**STATED EXERCISE**
Repeat the entries that follow verbatim, without any of their pictures.

**INFORMATION SHOWN**

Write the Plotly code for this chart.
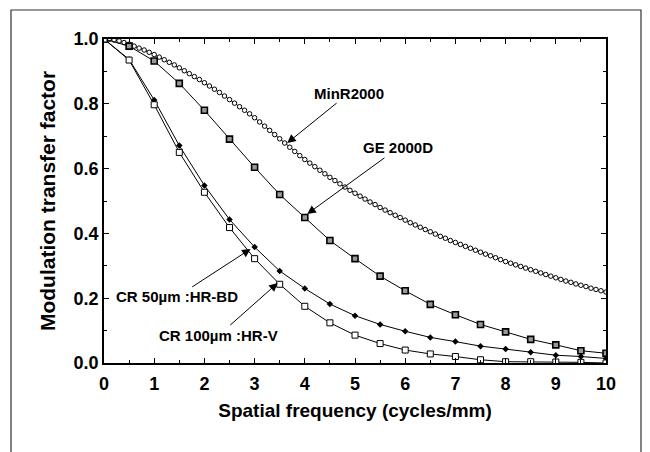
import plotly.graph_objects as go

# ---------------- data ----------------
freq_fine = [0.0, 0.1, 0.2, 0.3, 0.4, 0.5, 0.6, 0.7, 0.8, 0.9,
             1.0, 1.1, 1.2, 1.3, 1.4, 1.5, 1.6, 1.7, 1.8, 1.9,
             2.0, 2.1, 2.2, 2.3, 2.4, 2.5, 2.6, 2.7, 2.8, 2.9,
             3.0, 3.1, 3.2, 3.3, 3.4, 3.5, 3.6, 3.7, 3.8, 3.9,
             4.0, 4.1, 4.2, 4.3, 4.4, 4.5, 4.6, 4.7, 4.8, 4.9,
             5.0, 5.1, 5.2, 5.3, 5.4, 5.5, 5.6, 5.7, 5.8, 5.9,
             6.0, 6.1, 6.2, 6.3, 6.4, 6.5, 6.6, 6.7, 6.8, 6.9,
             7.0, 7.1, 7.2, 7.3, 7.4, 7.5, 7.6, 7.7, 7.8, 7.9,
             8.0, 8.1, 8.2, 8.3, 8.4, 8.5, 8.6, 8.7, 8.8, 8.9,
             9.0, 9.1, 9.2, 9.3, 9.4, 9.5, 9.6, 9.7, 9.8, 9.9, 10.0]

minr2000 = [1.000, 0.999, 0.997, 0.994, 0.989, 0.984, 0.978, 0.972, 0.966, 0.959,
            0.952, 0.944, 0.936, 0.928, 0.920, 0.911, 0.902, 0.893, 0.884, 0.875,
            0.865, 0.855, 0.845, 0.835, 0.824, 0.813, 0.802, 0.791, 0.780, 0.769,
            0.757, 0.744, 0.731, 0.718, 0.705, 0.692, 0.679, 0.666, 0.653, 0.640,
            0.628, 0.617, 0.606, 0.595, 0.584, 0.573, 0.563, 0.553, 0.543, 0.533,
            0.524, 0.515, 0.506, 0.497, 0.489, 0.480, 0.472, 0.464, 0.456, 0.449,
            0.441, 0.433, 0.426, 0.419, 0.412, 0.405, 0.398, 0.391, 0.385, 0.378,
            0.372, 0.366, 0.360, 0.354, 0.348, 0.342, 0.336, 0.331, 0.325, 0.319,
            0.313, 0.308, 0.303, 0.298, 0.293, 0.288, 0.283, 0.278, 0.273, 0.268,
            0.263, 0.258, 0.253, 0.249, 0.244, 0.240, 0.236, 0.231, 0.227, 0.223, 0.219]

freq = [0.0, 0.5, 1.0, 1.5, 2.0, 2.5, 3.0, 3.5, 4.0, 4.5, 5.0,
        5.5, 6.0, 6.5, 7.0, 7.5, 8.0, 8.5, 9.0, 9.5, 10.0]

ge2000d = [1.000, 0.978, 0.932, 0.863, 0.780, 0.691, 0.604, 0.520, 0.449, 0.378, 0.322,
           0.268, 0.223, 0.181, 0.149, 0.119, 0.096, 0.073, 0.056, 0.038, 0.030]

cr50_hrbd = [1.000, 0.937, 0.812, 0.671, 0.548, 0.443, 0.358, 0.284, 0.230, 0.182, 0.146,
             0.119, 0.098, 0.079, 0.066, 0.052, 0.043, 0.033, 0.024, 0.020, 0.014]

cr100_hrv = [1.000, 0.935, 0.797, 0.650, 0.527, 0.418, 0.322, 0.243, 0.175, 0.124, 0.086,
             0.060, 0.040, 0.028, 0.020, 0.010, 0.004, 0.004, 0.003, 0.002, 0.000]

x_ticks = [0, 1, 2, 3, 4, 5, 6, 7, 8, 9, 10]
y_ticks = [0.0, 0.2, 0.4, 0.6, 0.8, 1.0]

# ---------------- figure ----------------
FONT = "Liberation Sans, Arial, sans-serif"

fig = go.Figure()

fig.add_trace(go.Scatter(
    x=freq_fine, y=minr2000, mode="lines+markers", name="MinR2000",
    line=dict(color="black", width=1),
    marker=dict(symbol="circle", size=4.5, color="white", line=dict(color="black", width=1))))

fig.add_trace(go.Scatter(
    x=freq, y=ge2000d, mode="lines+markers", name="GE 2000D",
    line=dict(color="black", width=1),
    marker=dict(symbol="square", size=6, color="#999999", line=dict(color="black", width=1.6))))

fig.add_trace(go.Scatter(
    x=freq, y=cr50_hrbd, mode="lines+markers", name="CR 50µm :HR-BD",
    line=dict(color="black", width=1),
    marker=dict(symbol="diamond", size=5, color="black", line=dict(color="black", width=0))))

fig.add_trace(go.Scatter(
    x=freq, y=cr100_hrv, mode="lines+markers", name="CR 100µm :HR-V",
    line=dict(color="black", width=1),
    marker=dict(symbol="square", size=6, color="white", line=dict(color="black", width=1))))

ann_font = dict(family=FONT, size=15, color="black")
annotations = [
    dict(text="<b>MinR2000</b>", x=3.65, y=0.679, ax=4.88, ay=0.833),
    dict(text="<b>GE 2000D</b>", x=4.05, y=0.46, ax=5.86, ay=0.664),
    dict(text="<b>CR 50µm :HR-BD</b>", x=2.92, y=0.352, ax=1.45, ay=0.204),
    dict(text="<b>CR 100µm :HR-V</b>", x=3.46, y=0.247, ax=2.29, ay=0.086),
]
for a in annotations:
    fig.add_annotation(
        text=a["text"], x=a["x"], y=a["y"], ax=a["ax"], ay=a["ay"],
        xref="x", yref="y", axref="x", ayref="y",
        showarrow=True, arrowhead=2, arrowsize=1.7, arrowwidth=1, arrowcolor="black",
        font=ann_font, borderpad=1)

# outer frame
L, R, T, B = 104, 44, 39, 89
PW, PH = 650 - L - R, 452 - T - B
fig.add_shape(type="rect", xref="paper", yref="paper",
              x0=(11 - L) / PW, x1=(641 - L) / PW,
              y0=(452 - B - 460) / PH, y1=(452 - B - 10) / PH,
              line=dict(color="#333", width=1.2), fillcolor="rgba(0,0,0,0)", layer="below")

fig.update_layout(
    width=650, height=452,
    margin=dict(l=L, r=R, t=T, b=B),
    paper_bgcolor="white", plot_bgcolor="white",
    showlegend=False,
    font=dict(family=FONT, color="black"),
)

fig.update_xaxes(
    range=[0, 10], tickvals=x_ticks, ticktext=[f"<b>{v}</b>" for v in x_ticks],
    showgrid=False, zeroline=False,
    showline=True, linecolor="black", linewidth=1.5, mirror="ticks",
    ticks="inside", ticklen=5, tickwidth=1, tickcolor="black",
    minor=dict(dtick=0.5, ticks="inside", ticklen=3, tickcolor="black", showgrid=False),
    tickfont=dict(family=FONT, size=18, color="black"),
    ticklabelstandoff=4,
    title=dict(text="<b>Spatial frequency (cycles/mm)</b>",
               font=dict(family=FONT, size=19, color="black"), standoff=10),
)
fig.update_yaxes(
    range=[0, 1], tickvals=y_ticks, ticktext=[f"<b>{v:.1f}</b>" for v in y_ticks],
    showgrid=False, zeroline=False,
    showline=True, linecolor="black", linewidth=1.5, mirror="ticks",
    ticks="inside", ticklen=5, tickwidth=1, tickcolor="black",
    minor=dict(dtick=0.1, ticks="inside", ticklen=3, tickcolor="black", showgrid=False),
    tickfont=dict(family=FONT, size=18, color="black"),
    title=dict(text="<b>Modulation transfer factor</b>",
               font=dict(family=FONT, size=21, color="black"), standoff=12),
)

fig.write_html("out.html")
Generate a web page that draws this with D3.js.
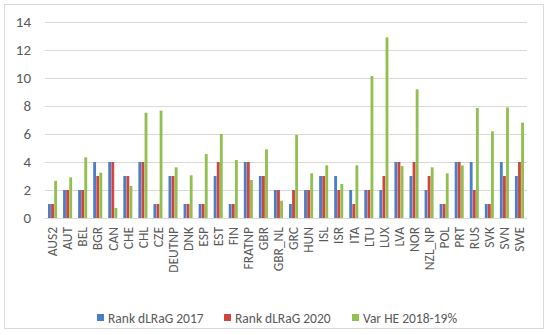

**ANSWER FOR THE TASK**
Write the Plotly code for this chart.
import plotly.graph_objects as go

# ---------------- data ----------------
freq_fine = [0.0, 0.1, 0.2, 0.3, 0.4, 0.5, 0.6, 0.7, 0.8, 0.9,
             1.0, 1.1, 1.2, 1.3, 1.4, 1.5, 1.6, 1.7, 1.8, 1.9,
             2.0, 2.1, 2.2, 2.3, 2.4, 2.5, 2.6, 2.7, 2.8, 2.9,
             3.0, 3.1, 3.2, 3.3, 3.4, 3.5, 3.6, 3.7, 3.8, 3.9,
             4.0, 4.1, 4.2, 4.3, 4.4, 4.5, 4.6, 4.7, 4.8, 4.9,
             5.0, 5.1, 5.2, 5.3, 5.4, 5.5, 5.6, 5.7, 5.8, 5.9,
             6.0, 6.1, 6.2, 6.3, 6.4, 6.5, 6.6, 6.7, 6.8, 6.9,
             7.0, 7.1, 7.2, 7.3, 7.4, 7.5, 7.6, 7.7, 7.8, 7.9,
             8.0, 8.1, 8.2, 8.3, 8.4, 8.5, 8.6, 8.7, 8.8, 8.9,
             9.0, 9.1, 9.2, 9.3, 9.4, 9.5, 9.6, 9.7, 9.8, 9.9, 10.0]

minr2000 = [1.000, 0.999, 0.997, 0.994, 0.989, 0.984, 0.978, 0.972, 0.966, 0.959,
            0.952, 0.944, 0.936, 0.928, 0.920, 0.911, 0.902, 0.893, 0.884, 0.875,
            0.865, 0.855, 0.845, 0.835, 0.824, 0.813, 0.802, 0.791, 0.780, 0.769,
            0.757, 0.744, 0.731, 0.718, 0.705, 0.692, 0.679, 0.666, 0.653, 0.640,
            0.628, 0.617, 0.606, 0.595, 0.584, 0.573, 0.563, 0.553, 0.543, 0.533,
            0.524, 0.515, 0.506, 0.497, 0.489, 0.480, 0.472, 0.464, 0.456, 0.449,
            0.441, 0.433, 0.426, 0.419, 0.412, 0.405, 0.398, 0.391, 0.385, 0.378,
            0.372, 0.366, 0.360, 0.354, 0.348, 0.342, 0.336, 0.331, 0.325, 0.319,
            0.313, 0.308, 0.303, 0.298, 0.293, 0.288, 0.283, 0.278, 0.273, 0.268,
            0.263, 0.258, 0.253, 0.249, 0.244, 0.240, 0.236, 0.231, 0.227, 0.223, 0.219]

freq = [0.0, 0.5, 1.0, 1.5, 2.0, 2.5, 3.0, 3.5, 4.0, 4.5, 5.0,
        5.5, 6.0, 6.5, 7.0, 7.5, 8.0, 8.5, 9.0, 9.5, 10.0]

ge2000d = [1.000, 0.978, 0.932, 0.863, 0.780, 0.691, 0.604, 0.520, 0.449, 0.378, 0.322,
           0.268, 0.223, 0.181, 0.149, 0.119, 0.096, 0.073, 0.056, 0.038, 0.030]

cr50_hrbd = [1.000, 0.937, 0.812, 0.671, 0.548, 0.443, 0.358, 0.284, 0.230, 0.182, 0.146,
             0.119, 0.098, 0.079, 0.066, 0.052, 0.043, 0.033, 0.024, 0.020, 0.014]

cr100_hrv = [1.000, 0.935, 0.797, 0.650, 0.527, 0.418, 0.322, 0.243, 0.175, 0.124, 0.086,
             0.060, 0.040, 0.028, 0.020, 0.010, 0.004, 0.004, 0.003, 0.002, 0.000]

x_ticks = [0, 1, 2, 3, 4, 5, 6, 7, 8, 9, 10]
y_ticks = [0.0, 0.2, 0.4, 0.6, 0.8, 1.0]

# ---------------- figure ----------------
FONT = "Liberation Sans, Arial, sans-serif"

fig = go.Figure()

fig.add_trace(go.Scatter(
    x=freq_fine, y=minr2000, mode="lines+markers", name="MinR2000",
    line=dict(color="black", width=1),
    marker=dict(symbol="circle", size=4.5, color="white", line=dict(color="black", width=1))))

fig.add_trace(go.Scatter(
    x=freq, y=ge2000d, mode="lines+markers", name="GE 2000D",
    line=dict(color="black", width=1),
    marker=dict(symbol="square", size=6, color="#999999", line=dict(color="black", width=1.6))))

fig.add_trace(go.Scatter(
    x=freq, y=cr50_hrbd, mode="lines+markers", name="CR 50µm :HR-BD",
    line=dict(color="black", width=1),
    marker=dict(symbol="diamond", size=5, color="black", line=dict(color="black", width=0))))

fig.add_trace(go.Scatter(
    x=freq, y=cr100_hrv, mode="lines+markers", name="CR 100µm :HR-V",
    line=dict(color="black", width=1),
    marker=dict(symbol="square", size=6, color="white", line=dict(color="black", width=1))))

ann_font = dict(family=FONT, size=15, color="black")
annotations = [
    dict(text="<b>MinR2000</b>", x=3.65, y=0.679, ax=4.88, ay=0.833),
    dict(text="<b>GE 2000D</b>", x=4.05, y=0.46, ax=5.86, ay=0.664),
    dict(text="<b>CR 50µm :HR-BD</b>", x=2.92, y=0.352, ax=1.45, ay=0.204),
    dict(text="<b>CR 100µm :HR-V</b>", x=3.46, y=0.247, ax=2.29, ay=0.086),
]
for a in annotations:
    fig.add_annotation(
        text=a["text"], x=a["x"], y=a["y"], ax=a["ax"], ay=a["ay"],
        xref="x", yref="y", axref="x", ayref="y",
        showarrow=True, arrowhead=2, arrowsize=1.7, arrowwidth=1, arrowcolor="black",
        font=ann_font, borderpad=1)

# outer frame
L, R, T, B = 104, 44, 39, 89
PW, PH = 650 - L - R, 452 - T - B
fig.add_shape(type="rect", xref="paper", yref="paper",
              x0=(11 - L) / PW, x1=(641 - L) / PW,
              y0=(452 - B - 460) / PH, y1=(452 - B - 10) / PH,
              line=dict(color="#333", width=1.2), fillcolor="rgba(0,0,0,0)", layer="below")

fig.update_layout(
    width=650, height=452,
    margin=dict(l=L, r=R, t=T, b=B),
    paper_bgcolor="white", plot_bgcolor="white",
    showlegend=False,
    font=dict(family=FONT, color="black"),
)

fig.update_xaxes(
    range=[0, 10], tickvals=x_ticks, ticktext=[f"<b>{v}</b>" for v in x_ticks],
    showgrid=False, zeroline=False,
    showline=True, linecolor="black", linewidth=1.5, mirror="ticks",
    ticks="inside", ticklen=5, tickwidth=1, tickcolor="black",
    minor=dict(dtick=0.5, ticks="inside", ticklen=3, tickcolor="black", showgrid=False),
    tickfont=dict(family=FONT, size=18, color="black"),
    ticklabelstandoff=4,
    title=dict(text="<b>Spatial frequency (cycles/mm)</b>",
               font=dict(family=FONT, size=19, color="black"), standoff=10),
)
fig.update_yaxes(
    range=[0, 1], tickvals=y_ticks, ticktext=[f"<b>{v:.1f}</b>" for v in y_ticks],
    showgrid=False, zeroline=False,
    showline=True, linecolor="black", linewidth=1.5, mirror="ticks",
    ticks="inside", ticklen=5, tickwidth=1, tickcolor="black",
    minor=dict(dtick=0.1, ticks="inside", ticklen=3, tickcolor="black", showgrid=False),
    tickfont=dict(family=FONT, size=18, color="black"),
    title=dict(text="<b>Modulation transfer factor</b>",
               font=dict(family=FONT, size=21, color="black"), standoff=12),
)

fig.write_html("out.html")
Generate a web page that draws this with D3.js.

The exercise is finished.